Daveyton residents marched on the police station on Wednesday, but claimed they were dispersed with pepper spray.
"They are criminals in uniform, we don't want them, we want the law to take its course, otherwise we will take the law into our own hands," said Bongani Hlela, a street trader based nearby.
"Just because he was Mozambican does not mean that he should be treated badly.
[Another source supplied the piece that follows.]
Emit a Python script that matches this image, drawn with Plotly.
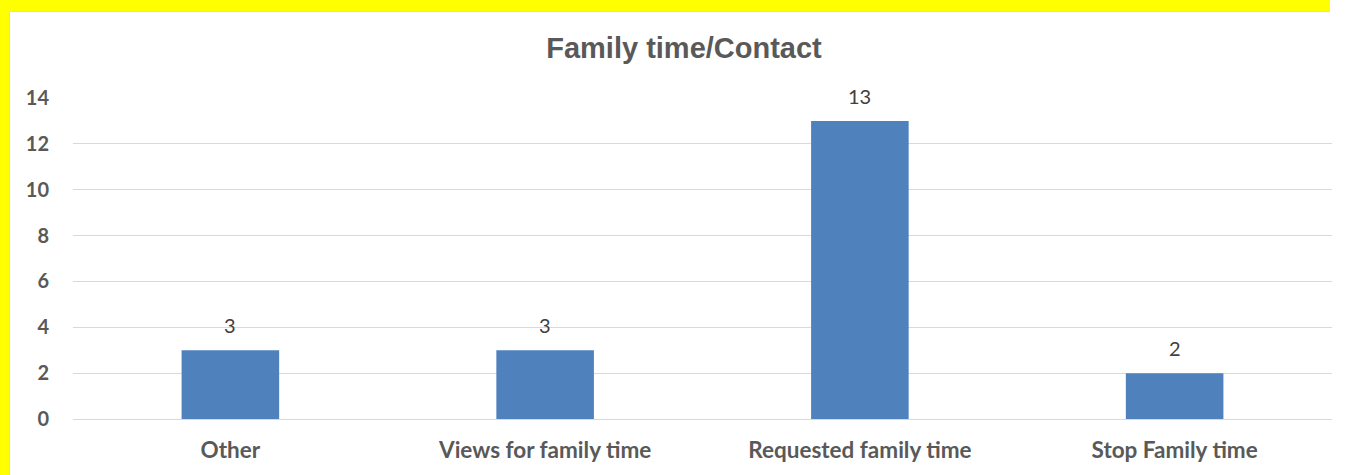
import plotly.graph_objects as go

categories = ["Other", "Views for family time", "Requested family time", "Stop Family time"]
values = [3, 3, 13, 2]
y_ticks = [0, 2, 4, 6, 8, 10, 12, 14]
title_text = "Family time/Contact"

W, H = 1349, 475
L, R, T, B = 73, 17, 98, 56
pw, ph = W - L - R, H - T - B

def px_x(p):
    return (p - L) / pw

def px_y(p):
    return (H - B - p) / ph

fig = go.Figure()
fig.add_trace(go.Bar(
    x=categories, y=values,
    marker=dict(color="#4F81BD", line=dict(width=0)),
    hoverinfo="x+y",
))

for c, v in zip(categories, values):
    fig.add_annotation(x=c, y=v, text=str(v), showarrow=False,
                       yanchor="bottom", yshift=11,
                       font=dict(family="Lato", size=20, color="#404040"))

# yellow frame strips (left and top) with a light grey edge, kept inside the page
fig.add_shape(type="rect", xref="paper", yref="paper",
              x0=px_x(0), x1=px_x(9), y0=px_y(0), y1=px_y(H),
              fillcolor="#FFFF00", line=dict(width=0), layer="below")
fig.add_shape(type="rect", xref="paper", yref="paper",
              x0=px_x(0), x1=px_x(1330), y0=px_y(0), y1=px_y(11),
              fillcolor="#FFFF00", line=dict(width=0), layer="below")
fig.add_shape(type="line", xref="paper", yref="paper",
              x0=px_x(9.5), x1=px_x(9.5), y0=px_y(11.5), y1=px_y(H),
              line=dict(color="#d9d9d9", width=1), layer="below")
fig.add_shape(type="line", xref="paper", yref="paper",
              x0=px_x(9.5), x1=px_x(1330), y0=px_y(11.5), y1=px_y(11.5),
              line=dict(color="#d9d9d9", width=1), layer="below")

fig.update_layout(
    width=W, height=H,
    margin=dict(l=L, r=R, t=T, b=B),
    paper_bgcolor="white",
    plot_bgcolor="white",
    bargap=0.69,
    showlegend=False,
    title=dict(text="<b>" + title_text + "</b>", x=684 / W, xref="container", xanchor="center",
               y=1 - 48 / H, yref="container", yanchor="middle",
               font=dict(family="Liberation Sans", size=29, color="#595959")),
    xaxis=dict(showgrid=False, showline=False, zeroline=False,
               tickfont=dict(family="Lato", size=22.5, color="#595959", weight="bold"),
               ticks="outside", ticklen=11, tickcolor="rgba(0,0,0,0)"),
    yaxis=dict(range=[0, 14], tickvals=y_ticks, showgrid=True, gridcolor="#d9d9d9", gridwidth=1,
               zeroline=True, zerolinecolor="#d9d9d9", zerolinewidth=1, showline=False,
               tickfont=dict(family="Lato", size=20, color="#595959", weight="bold"),
               ticks="outside", ticklen=19, tickcolor="rgba(0,0,0,0)"),
)

fig.write_html("out.html")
We are all African, we have rights," he added.
Police commissioner Riah Phiyega expressed "deep concern" about the incident.
"The matter is viewed by the National Commissioner in a very serious light and it is strongly condemned," a statement said.
It is just the latest in a series of crises to hit the beleaguered police service, which was pilloried for the shooting dead of 34 miners on one August day and for its handling of the Oscar Pistorius case.
"This appalling incident involving excessive force is the latest in an increasingly disturbing pattern of brutal police conduct," said Noel Kututwa, Amnesty International's southern Africa director.
The Independent Police Investigative Directorate received 720 new cases for investigation of suspicious deaths in custody or in other policing contexts from April 2011 to March 2012, according to Amnesty.
In 1998, film emerged of four officers setting their dogs on three Mozambicans which sparked a massive outcry.
The opposition Democratic Alliance party called for a full investigation by South Africa's human rights commission and for the officers involved to be suspended.
"Macia paid for parking on the wrong side of the road with his life. Instead of issuing him with a ticket, the police killed him," said shadow police minister Dianne Kohler Barnard.
"How much longer must South Africans live in fear of the very people who are supposed to protect them?"
The police department said the officers had not yet been suspended.
The Mozambican Embassy in Pretoria said it had dispatched an official to the area to find out more.